Requirement
Return the lines that follow, exactly as they appear, from the first through the one containing "from matplotlib.collections import"; no pictures are to be included.

Supplied data
_ _ _ _ _

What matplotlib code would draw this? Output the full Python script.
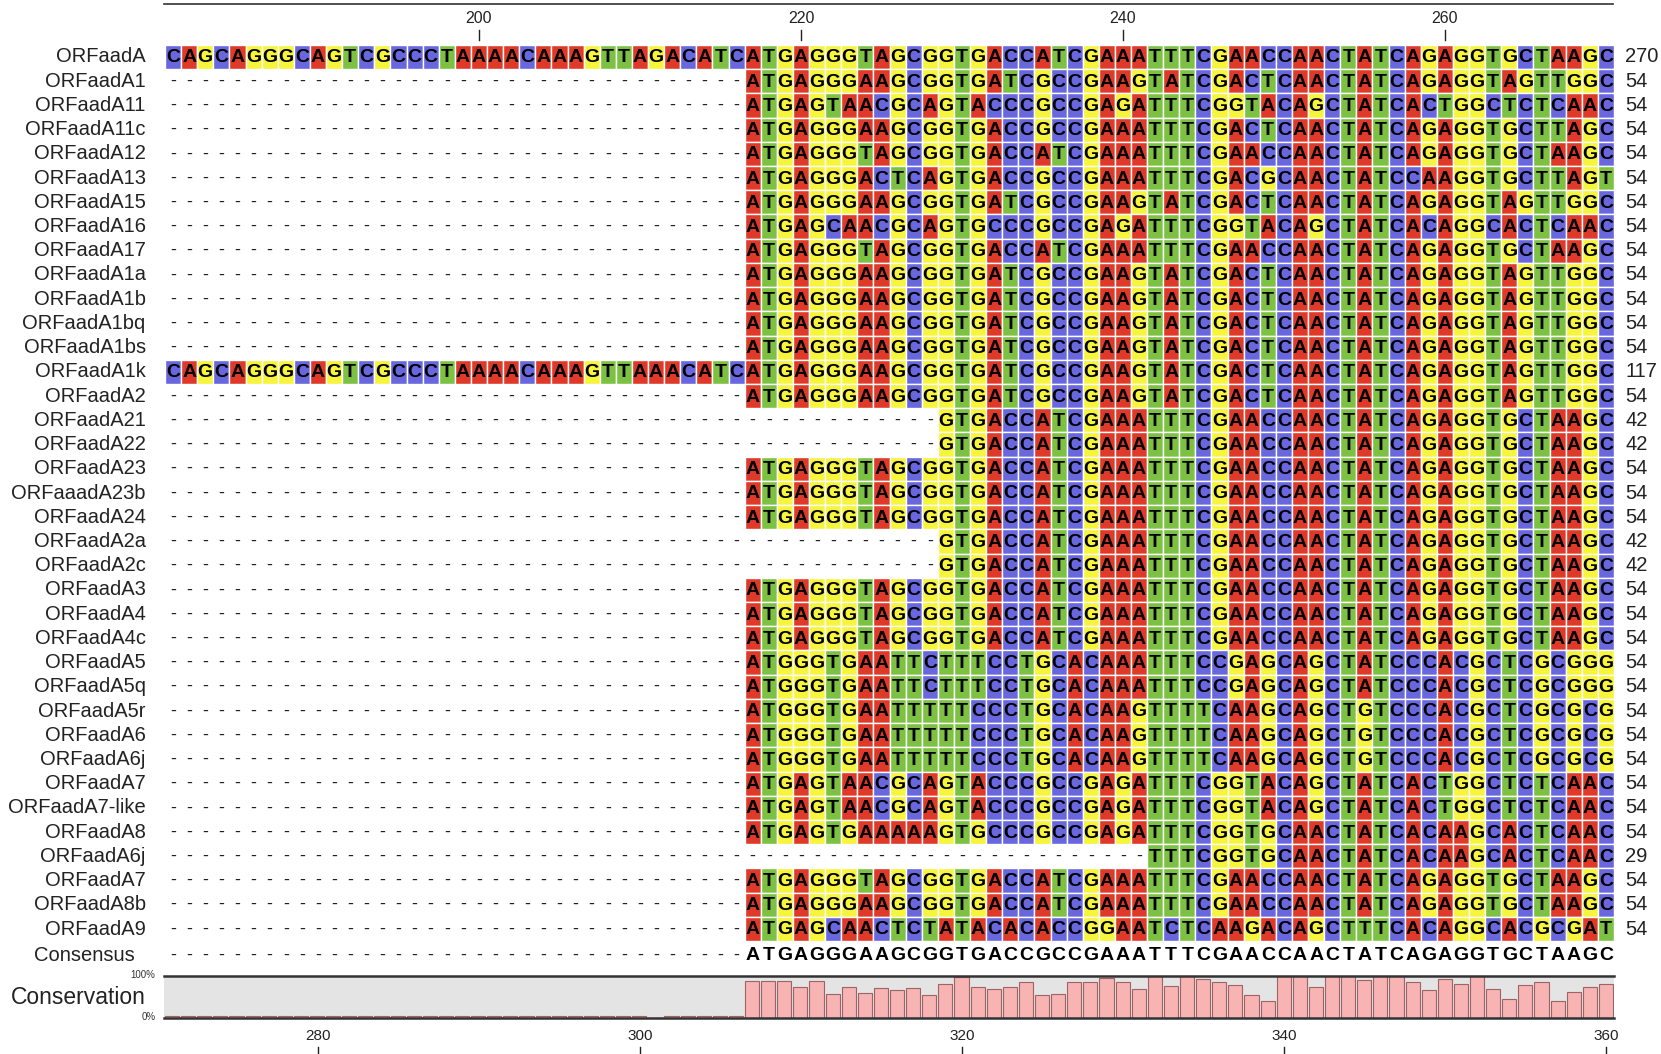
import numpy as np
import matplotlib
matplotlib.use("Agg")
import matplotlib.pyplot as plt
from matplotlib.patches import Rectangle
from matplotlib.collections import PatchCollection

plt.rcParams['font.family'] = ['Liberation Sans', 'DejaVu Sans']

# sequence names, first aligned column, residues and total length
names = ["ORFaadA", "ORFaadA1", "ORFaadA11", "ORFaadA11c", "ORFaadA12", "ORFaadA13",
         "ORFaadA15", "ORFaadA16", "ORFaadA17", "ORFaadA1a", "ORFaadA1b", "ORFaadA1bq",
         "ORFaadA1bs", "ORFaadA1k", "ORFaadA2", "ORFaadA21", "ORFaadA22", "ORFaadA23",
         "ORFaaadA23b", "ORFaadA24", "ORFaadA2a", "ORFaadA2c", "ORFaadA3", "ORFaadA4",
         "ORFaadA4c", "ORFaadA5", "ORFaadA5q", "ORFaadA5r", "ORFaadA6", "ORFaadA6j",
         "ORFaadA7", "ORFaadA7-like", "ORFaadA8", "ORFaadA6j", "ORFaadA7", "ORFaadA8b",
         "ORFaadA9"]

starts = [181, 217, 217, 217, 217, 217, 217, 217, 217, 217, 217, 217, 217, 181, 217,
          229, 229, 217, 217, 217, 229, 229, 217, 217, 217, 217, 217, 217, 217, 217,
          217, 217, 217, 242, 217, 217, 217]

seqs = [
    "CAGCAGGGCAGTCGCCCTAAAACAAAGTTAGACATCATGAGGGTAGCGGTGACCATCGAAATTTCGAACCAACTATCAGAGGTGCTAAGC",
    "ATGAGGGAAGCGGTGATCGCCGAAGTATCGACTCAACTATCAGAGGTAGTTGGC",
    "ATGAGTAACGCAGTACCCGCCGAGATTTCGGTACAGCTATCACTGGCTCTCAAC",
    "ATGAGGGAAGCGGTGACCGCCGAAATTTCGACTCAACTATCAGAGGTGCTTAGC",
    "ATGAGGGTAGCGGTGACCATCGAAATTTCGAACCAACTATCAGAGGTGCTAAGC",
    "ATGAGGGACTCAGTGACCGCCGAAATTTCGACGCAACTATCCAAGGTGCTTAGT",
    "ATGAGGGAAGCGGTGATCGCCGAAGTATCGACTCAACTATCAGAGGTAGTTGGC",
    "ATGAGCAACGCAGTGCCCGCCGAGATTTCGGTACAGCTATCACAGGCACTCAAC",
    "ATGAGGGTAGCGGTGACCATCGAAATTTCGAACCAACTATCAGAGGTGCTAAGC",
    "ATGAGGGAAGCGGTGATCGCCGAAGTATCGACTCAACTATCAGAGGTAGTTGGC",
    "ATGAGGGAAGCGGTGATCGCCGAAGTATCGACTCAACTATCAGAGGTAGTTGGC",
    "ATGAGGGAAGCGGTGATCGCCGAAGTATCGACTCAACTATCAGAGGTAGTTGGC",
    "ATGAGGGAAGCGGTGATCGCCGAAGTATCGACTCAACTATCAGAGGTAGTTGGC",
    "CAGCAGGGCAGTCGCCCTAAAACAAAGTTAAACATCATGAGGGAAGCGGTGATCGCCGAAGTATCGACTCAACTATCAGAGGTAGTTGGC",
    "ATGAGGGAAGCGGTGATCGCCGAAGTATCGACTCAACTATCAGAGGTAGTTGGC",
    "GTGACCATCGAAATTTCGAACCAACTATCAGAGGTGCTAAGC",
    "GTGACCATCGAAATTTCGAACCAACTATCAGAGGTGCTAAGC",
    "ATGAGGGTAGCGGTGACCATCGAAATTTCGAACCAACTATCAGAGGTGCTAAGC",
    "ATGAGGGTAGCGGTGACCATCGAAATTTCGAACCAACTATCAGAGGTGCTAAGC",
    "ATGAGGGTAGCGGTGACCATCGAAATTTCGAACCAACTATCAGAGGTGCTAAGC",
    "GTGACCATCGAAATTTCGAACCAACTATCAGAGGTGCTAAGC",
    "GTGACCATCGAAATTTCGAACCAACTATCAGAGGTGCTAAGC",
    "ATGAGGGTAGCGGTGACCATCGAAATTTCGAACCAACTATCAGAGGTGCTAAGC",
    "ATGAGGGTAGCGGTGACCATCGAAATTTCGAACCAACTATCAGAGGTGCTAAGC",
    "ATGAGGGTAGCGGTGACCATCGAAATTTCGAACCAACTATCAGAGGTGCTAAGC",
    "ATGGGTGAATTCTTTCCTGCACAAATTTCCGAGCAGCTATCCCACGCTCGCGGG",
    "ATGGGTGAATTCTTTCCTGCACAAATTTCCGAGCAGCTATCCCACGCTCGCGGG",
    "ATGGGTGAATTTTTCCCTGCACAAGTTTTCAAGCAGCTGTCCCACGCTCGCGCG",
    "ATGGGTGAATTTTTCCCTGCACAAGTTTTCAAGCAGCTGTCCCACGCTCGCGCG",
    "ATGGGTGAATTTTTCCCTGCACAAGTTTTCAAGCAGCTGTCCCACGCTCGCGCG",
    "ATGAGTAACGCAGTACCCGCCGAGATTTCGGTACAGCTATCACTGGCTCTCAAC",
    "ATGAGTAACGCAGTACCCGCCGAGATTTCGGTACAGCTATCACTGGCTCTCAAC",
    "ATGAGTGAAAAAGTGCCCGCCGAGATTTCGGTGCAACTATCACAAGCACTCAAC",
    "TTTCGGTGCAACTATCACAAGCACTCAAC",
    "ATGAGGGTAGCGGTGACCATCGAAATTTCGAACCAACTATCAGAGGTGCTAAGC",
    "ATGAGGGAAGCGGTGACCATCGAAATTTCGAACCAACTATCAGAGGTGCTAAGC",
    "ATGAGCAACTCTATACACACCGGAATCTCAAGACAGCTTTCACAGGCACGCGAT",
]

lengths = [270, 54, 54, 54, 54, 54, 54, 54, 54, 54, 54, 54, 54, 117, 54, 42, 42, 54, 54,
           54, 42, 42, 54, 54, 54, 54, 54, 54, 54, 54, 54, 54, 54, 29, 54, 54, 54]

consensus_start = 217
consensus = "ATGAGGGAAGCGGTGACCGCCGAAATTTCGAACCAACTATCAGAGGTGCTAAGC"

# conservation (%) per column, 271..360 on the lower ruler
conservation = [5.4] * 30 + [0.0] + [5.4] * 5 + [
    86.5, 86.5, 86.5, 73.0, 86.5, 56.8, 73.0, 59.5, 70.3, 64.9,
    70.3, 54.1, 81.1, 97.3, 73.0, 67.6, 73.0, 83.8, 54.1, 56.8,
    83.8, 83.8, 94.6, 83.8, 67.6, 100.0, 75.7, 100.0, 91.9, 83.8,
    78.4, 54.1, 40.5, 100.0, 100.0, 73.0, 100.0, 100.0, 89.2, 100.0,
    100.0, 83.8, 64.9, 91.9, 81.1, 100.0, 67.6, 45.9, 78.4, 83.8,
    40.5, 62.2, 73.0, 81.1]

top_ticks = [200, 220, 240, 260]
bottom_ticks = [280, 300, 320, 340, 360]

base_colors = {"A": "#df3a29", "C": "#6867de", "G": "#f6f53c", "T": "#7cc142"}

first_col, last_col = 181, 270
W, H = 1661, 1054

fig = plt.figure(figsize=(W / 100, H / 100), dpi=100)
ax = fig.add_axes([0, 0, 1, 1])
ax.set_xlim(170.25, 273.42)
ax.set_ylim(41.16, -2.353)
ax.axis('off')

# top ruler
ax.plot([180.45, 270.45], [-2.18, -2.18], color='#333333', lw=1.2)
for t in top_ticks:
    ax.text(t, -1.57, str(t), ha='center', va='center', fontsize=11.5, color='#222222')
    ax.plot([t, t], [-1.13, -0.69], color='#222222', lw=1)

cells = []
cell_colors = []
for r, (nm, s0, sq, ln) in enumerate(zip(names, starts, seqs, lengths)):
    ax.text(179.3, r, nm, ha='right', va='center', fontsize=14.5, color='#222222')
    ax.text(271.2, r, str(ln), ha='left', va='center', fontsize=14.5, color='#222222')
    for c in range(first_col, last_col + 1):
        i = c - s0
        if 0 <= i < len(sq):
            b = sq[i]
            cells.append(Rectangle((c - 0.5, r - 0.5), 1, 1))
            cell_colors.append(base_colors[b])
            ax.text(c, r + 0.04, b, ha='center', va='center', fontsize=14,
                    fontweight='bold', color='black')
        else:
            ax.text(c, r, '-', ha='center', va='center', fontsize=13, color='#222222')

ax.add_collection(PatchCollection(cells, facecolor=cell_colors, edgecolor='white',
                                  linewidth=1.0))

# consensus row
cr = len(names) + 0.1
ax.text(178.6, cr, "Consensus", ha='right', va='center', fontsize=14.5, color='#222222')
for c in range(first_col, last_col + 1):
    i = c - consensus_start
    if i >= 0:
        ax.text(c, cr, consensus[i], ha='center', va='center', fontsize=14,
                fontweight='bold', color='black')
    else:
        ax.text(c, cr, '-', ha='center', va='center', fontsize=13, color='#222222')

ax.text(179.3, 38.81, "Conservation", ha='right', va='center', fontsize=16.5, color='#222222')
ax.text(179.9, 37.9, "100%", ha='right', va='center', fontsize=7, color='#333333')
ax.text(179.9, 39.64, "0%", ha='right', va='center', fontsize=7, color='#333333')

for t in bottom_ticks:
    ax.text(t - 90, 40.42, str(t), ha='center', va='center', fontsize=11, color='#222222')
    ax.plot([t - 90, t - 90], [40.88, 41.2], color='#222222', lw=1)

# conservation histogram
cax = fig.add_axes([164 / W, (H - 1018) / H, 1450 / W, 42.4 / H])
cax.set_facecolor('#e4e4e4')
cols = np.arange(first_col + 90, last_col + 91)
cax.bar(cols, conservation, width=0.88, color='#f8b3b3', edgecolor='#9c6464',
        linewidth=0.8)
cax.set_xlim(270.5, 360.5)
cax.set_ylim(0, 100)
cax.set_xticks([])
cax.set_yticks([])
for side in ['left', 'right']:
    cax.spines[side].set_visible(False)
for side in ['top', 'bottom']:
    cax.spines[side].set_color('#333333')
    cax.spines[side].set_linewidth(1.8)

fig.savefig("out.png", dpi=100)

_ _ _ _ _

Solution for this exercise
What matplotlib code would draw this? Output the full Python script.
import numpy as np
import matplotlib
matplotlib.use("Agg")
import matplotlib.pyplot as plt
from matplotlib.patches import Rectangle
from matplotlib.collections import PatchCollection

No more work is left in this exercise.